This project is from UCI MSBA - Deep Learning & Applications Class.
Team: Taeho Lee, Jai Agrawal, Patrick Yip, Ed Wu, Jannie Ryu
Tool: Python
Data
a. Data Acquisition
Our dataset came from Kaggle, and face emotion images are created by gathering the results of a Google image search of each emotion and synonyms of the emotions. (FER-2013)
b. Description
The original dataset contain 35,685 examples of 48x48 pixel gray scale images of faces. Images are categorized based on the emotion shown in the facial expressions (happiness, neutral, sadness, anger, surprise, disgust, fear).
However, in order to reduce the computation time and to balance the sample size, we used 6 categories (happiness, neutral, sadness, anger, surprise, fear) and 1,000 images for each categories. And we did normalization for pre-processing and split our dataset into 60% training, 20% validation and 20% test set.
c. Evaluation Metric
We used accuracy and loss to evaluate our model performance. Because our model’s goal is to classify each class correctly, so we don’t need metrics such as precision or recall.
d. Human level Error
We tested ourselves to find out how much human error is, and human-level accuracy was about 60% for 100 random images. Logistic regression’s accuracy was about 20%, which is approximately equal to the randomly predicted probability. Therefore, it becomes more important whether it is possible to increase the accuracy by using a neural network.
Improve Training Performance
Using TensorFlow, we constructed, compiled and fitted a CNN(Convolutional Neural Network) model to training and validation data. To improve training performance, we applied methods below:
- Increase the number of layers in neural network
- Apply optimization algorithm
- Increase epochs
- Apply weight initialization
Accuracy Result
- Increase the number of layers in neural network
1) 5 layers: 55%
2) 6 layers: 75% - Apply optimization algorithm
1) Adam: 75%
2) SDG: 24%
3) Adamax: 84% - Increase epochs
1) Epochs = 10: 84%
2) Epochs = 25: 64%
3) Epochs = 50: 99% - Apply weight initialization
1) random uniform, bias = 0: 99.81%
2) he uniform, bias = 0: 99.92%
3) random uniform, bias = 0.4: 99.97%
Our best model got 99.97% prediction accuracy for training set, but only got 37.50% for validation set. Yes, our model has the overfitting problem. The difference between training and validation set is about 62%, so we need to reduce it.
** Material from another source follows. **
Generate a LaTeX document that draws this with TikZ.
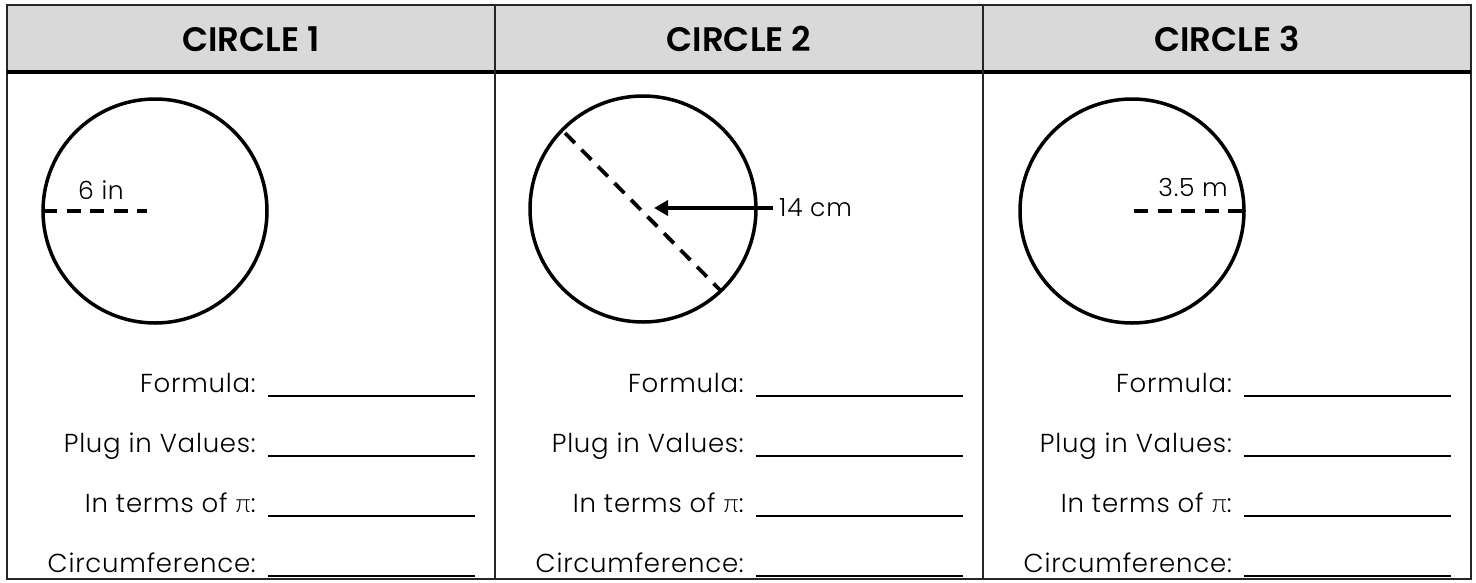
\documentclass[tikz,border=0pt]{standalone}
\usepackage{fontspec}
\setmainfont{Poppins Light}[LetterSpace=3]
\newfontfamily\headfont{Poppins SemiBold}
\newfontfamily\pifont{Lato Light}
\usetikzlibrary{arrows.meta}
\begin{document}
\begin{tikzpicture}[x=1pt,y=-1pt,
  frame/.style={line width=2.5pt,draw=black!85},
  ring/.style={line width=3.5pt,draw=black},
  radline/.style={line width=3.8pt,dash pattern=on 14pt off 9.5pt},
  headtxt/.style={font=\headfont\fontsize{34}{36}\selectfont,anchor=center,inner sep=0pt},
  lbl/.style={font=\fontsize{26}{30}\selectfont,anchor=base east,inner sep=0pt},
  meas/.style={font=\fontsize{25}{28}\selectfont,anchor=base west,inner sep=0pt},
  blank/.style={line width=1.8pt}]
\useasboundingbox (0,0) rectangle (1476,582);
% header band
\fill[black!15] (7,5) rectangle (1471,72);
\draw[frame] (7,5) rectangle (1471,579);
\draw[line width=3.5pt] (7,72) -- (1471,72);
\draw[frame] (495,5) -- (495,579);
\draw[frame] (983,5) -- (983,579);
\node[headtxt] (h1) at (251,39) {CIRCLE 1};
\node[headtxt] (h2) at (739,39) {CIRCLE 2};
\node[headtxt] (h3) at (1227,39) {CIRCLE 3};
% circle 1
\coordinate (c1) at (155,211);
\draw[ring] (c1) circle[radius=112];
\coordinate (r1a) at (43,211);
\coordinate (r1b) at (147,211);
\draw[radline] (r1a) -- (r1b);
\node[meas,anchor=base] (m1) at (101,199) {6 in};
% circle 2
\coordinate (c2) at (643,209);
\draw[ring] (c2) circle[radius=113];
\coordinate (d2a) at (565,133);
\coordinate (d2b) at (720,290);
\draw[radline] (d2a) -- (d2b);
\coordinate (a2s) at (773,208);
\coordinate (a2t) at (654,208);
\draw[line width=4pt,-{Triangle[length=14pt,width=15pt]}] (a2s) -- (a2t);
\node[meas] (m2) at (779,216) {14 cm};
% circle 3
\coordinate (c3) at (1132,211);
\draw[ring] (c3) circle[radius=112];
\coordinate (r3a) at (1134,211);
\coordinate (r3b) at (1244,211);
\draw[radline] (r3a) -- (r3b);
\node[meas,anchor=base] (m3) at (1193,196) {3.5 m};
% rows
\foreach \col/\x in {1/7,2/495,3/983}{
  \foreach \row/\y/\t in {1/392/{Formula:},2/452/{Plug in Values:},3/512/{In terms of {\pifont π}:},4/572/{Circumference:}}{
    \node[lbl] (t\col\row) at (\x+249,\y) {\t};
    \coordinate (u\col\row a) at (\x+261,\y+4);
    \coordinate (u\col\row b) at (\x+468,\y+4);
    \draw[blank] (u\col\row a) -- (u\col\row b);
  }
}
\end{tikzpicture}
\end{document}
Improve Validation Performance
To improve validation performance, we applied methods below:
- L2 Regularization
- Dropout Regularization
- Mixture of L2 and Dropout
- Batch Normalization
- Mixture of Dropout and Batch Normalization
- Mixture of L2, Droptout and Batch Normalization
- Early Stoppoing
Accuracy Result
We at least applied five different parameters for each methods, and these are the results :
-
L2 Regularization We can see that the difference decreased as the lambda value increased. However, if the lambda is too big, accuracy goes down, so we can conclude that between 0.001 and 0.005 is the appropriate range of the lambda.
-
Dropout Regularization Second we apply dropout Regularization to our model, and we can see that the difference also decreased as the dropout rate increased. However, if the dropout rate is too large, accuracy goes too low, so we can conclude that between 0.5 and 0.7 is the appropriate range of the dropout rate.
-
Mixture of L2 and Dropout By using the mixture of L2 and dropout, we can decrease the difference to 5% but accuracy little goes down compared to the original validation accuracy. Next, Jennie will explain batch normalization.
-
Batch Normalization Next, we apply batch normalization to our model, but it is not as powerful as L2 or dropout regularization method. But We found that decrease epsilon and gamma can reduce the difference between training and validation accuracy.
-
Mixture of Dropout and Batch Normalization By using the mixture of dropout regularization and batch normalization, It was possible to reduce the difference compared to using batch normalization alone, but not so much.
-
Mixture of L2, Droptout and Batch Normalization Finally, when we use all three methods together, we can get the best result. The validation accuracy is 38% and the difference between training and validation is about 20%.
-
Early Stoppoing
Early Stopping cannot improve validation performance.
Final Model Result
Our final model’s prediction accuracy for training, validation and test set is 58.83%, 38.17% and 39.83%, respectively. It means that our moedel is able to detect human emotions with 40% accuracy by looking at facial expressions.
Business Implication
-
Market Research: Check customer facial reactions to understand how they reacted to a product.
-
Healthcare: Examine footage in a waiting room and the emergency room to determine how people are feeling.
-
Auto Manufacturers: Incorporate more facial features to alert driver falling asleep and prevent accidents.